4. Prevent Duplicate emails:

When you start receiving alarms via email, you may start to see duplicate emails. This is because AlarmNotifier has no built-in check to verify which server, Primary or Secondary, is running. In addition, AlarmNotifier running on each server connects to its respective Archive Manager. If your Secondary is configure for a warm or hot standby, its Archive Manager may be running. This is normal but it will cause duplicate emails to be sent. 

To work around this, you'll want to add another if/then statement to check Precedence. This gets added right before the $MAIL line in the scripts so the ability to send an email becomes part of the Precedence check. This will allow only emails which match the current active server to be sent. 

Thus, on EACH script, both Primary and Secondary, add these lines. However, the below example is for PRIMARY. Make sure to change the precedence to "20" when adding these lines to the Secondary's scripts. This section in the script is near the bottom. Add the new lines right after the "echo_info | tee -i /tmp/set_alarm.$PID" line, which is right above the "$MAIL" line. You'll also add a closing "fi" to close the new if/then statement near the bottom, otherwise it will error. 

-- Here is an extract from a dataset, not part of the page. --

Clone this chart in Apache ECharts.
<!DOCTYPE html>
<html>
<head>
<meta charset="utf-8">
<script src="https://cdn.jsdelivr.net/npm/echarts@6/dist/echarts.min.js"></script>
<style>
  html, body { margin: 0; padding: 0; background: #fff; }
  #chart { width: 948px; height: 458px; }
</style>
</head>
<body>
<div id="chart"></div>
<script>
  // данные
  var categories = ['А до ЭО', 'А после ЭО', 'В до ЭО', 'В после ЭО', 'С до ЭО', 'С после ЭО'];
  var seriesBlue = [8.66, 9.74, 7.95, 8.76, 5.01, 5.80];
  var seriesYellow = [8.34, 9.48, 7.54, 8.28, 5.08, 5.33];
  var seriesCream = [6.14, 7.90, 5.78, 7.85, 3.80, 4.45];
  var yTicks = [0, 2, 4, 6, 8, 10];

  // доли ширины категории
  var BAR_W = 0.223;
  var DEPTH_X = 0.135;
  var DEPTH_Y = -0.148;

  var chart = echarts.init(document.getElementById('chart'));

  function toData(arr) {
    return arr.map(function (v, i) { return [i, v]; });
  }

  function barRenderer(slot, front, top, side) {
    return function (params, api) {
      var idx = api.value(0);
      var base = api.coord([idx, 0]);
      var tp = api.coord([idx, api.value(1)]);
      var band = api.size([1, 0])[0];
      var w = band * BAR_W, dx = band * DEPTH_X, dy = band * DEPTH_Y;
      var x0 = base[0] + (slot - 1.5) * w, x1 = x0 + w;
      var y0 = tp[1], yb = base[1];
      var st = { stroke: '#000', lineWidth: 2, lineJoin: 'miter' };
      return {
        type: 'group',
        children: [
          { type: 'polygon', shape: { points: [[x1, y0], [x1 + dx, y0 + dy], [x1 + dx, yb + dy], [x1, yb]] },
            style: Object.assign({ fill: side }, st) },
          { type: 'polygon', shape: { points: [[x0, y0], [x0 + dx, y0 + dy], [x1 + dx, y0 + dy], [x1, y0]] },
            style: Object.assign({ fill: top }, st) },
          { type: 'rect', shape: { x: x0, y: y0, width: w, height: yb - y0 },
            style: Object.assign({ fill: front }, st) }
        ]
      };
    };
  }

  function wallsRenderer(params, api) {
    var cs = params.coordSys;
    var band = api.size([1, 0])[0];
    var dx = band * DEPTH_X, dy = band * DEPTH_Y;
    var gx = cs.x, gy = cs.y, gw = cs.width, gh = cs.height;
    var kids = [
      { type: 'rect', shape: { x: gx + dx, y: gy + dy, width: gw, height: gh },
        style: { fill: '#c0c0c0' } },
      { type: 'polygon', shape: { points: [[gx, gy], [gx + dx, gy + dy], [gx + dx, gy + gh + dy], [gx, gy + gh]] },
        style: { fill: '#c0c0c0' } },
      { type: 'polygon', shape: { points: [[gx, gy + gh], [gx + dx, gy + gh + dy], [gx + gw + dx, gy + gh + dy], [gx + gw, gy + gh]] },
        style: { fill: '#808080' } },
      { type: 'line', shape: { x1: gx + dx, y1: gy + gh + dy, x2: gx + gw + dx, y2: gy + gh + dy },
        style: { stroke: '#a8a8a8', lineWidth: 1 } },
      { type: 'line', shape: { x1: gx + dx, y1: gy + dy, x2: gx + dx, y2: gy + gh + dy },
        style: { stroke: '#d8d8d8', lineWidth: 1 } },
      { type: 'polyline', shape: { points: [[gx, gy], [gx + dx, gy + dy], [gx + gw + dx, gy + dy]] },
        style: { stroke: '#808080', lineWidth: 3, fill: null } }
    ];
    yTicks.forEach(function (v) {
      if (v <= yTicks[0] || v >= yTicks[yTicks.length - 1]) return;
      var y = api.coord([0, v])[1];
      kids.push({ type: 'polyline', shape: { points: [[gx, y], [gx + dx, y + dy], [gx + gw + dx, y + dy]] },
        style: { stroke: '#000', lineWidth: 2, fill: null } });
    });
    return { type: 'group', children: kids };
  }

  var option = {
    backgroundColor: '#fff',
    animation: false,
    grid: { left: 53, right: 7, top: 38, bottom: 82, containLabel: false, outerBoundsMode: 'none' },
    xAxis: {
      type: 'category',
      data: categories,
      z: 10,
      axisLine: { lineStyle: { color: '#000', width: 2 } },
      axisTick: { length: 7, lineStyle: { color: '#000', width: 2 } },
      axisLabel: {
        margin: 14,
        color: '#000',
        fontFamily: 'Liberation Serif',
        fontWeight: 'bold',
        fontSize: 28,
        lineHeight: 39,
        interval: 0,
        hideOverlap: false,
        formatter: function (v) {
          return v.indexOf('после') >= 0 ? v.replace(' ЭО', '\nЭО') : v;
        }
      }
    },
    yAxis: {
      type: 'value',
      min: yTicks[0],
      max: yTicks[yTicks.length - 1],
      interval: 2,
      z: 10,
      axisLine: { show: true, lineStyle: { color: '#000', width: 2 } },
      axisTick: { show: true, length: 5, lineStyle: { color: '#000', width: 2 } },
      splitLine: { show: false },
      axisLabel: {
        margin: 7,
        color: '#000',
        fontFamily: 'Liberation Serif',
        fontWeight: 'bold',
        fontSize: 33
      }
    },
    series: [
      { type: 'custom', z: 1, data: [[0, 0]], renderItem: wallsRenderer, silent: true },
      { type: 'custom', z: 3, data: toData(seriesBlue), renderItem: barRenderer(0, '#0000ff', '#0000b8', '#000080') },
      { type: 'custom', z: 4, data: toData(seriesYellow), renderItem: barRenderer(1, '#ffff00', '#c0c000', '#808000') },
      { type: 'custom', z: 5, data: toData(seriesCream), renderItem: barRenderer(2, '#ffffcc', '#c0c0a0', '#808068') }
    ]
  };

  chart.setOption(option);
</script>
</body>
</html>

Be sure to be aware of case sensitivity across platforms as mentioned above. $SANM_0x12c0a = Linux, $SANM_0X12C0A = Windows

if [ "$RCVRS" -a "$RCVRS" != " " ] 
then 
echo " " 
echo "*******************************************************************" 
echo "Sending mail to $RECIPIENTS:" 
echo "" 
echo "($RCVRS)" 
echo "*******************************************************************" 
echo_info | tee -i /tmp/set_alarm.$PID 

if [ "$SANM_0X12C0A" = "10" ] 
then 
$MAIL -s "A $SEV alarm has occurred on $SERVER (Model Name=$MNAME)(Model Type=$MTYPE)" $RCVRS < /tmp/set_alarm.$PID 
rm -f /tmp/set_alarm.$PID 
else 
echo " " 
echo "*****************************************************" 
echo "NO $RECIPIENTS assigned - no mail sent" 
echo "*****************************************************" 
echo_info 
fi 

fi
else 
echo_info 
fi 


Next, you can also add echo statements to indicate in the email which server is active. In the example below this would be added to the Secondary scripts only. If this is to be added to Primary scripts, be sure to change the text to "Primary is running". 

echo "Severity: " $SEV 
echo "ProbableCauseID: " $CAUSE 
echo "RepairPerson: " $REPAIRPERSON 
echo "AlarmStatus: $STATUS" 
echo "SpectroSERVER: " $SERVER 
echo "Landscape: " $LANDSCAPE 

echo "SS Secondary is running" 
echo "Precedence = $SANM_0X12C0A" 
echo "ModelHandle: " $MHANDLE 
echo "ModelTypeHandle: " $MTHANDLE 
echo "IPAddress: " $IPADDRESS 
echo "SecurityString: " $SECSTR 
echo "AlarmState: " $ALARMSTATE 
echo "Acknowledged: " $ACKD 
echo "UserClearable: " $CLEARABLE 


5. Lastly, Save the files and restart both Primary and Secondary Alarm Notifiers.

Additional Information


In the SetScript one option could be

if [[ "$SANM_0X12C0A" = "10" ]];then
$MAIL -s "A $SEV alarm has occurred on $SERVER (Model Name=$MNAME)(Model Type=$MTYPE)" $RCVRS < /tmp/set_alarm.$PID
else
echo "Alarm ${GLOBAL_ALARM_ID} was generated by the Secondary (${SANM_0X12C0A}) skipping...."
fi

In the Secondary AlarmNotifier's SetScript change the "10" -TO- "20" and in the else 'Secondary' to 'Primary' this way the notifier will
log that it was skipped specifically as it was generated by the other server (Helpful for troubleshooting).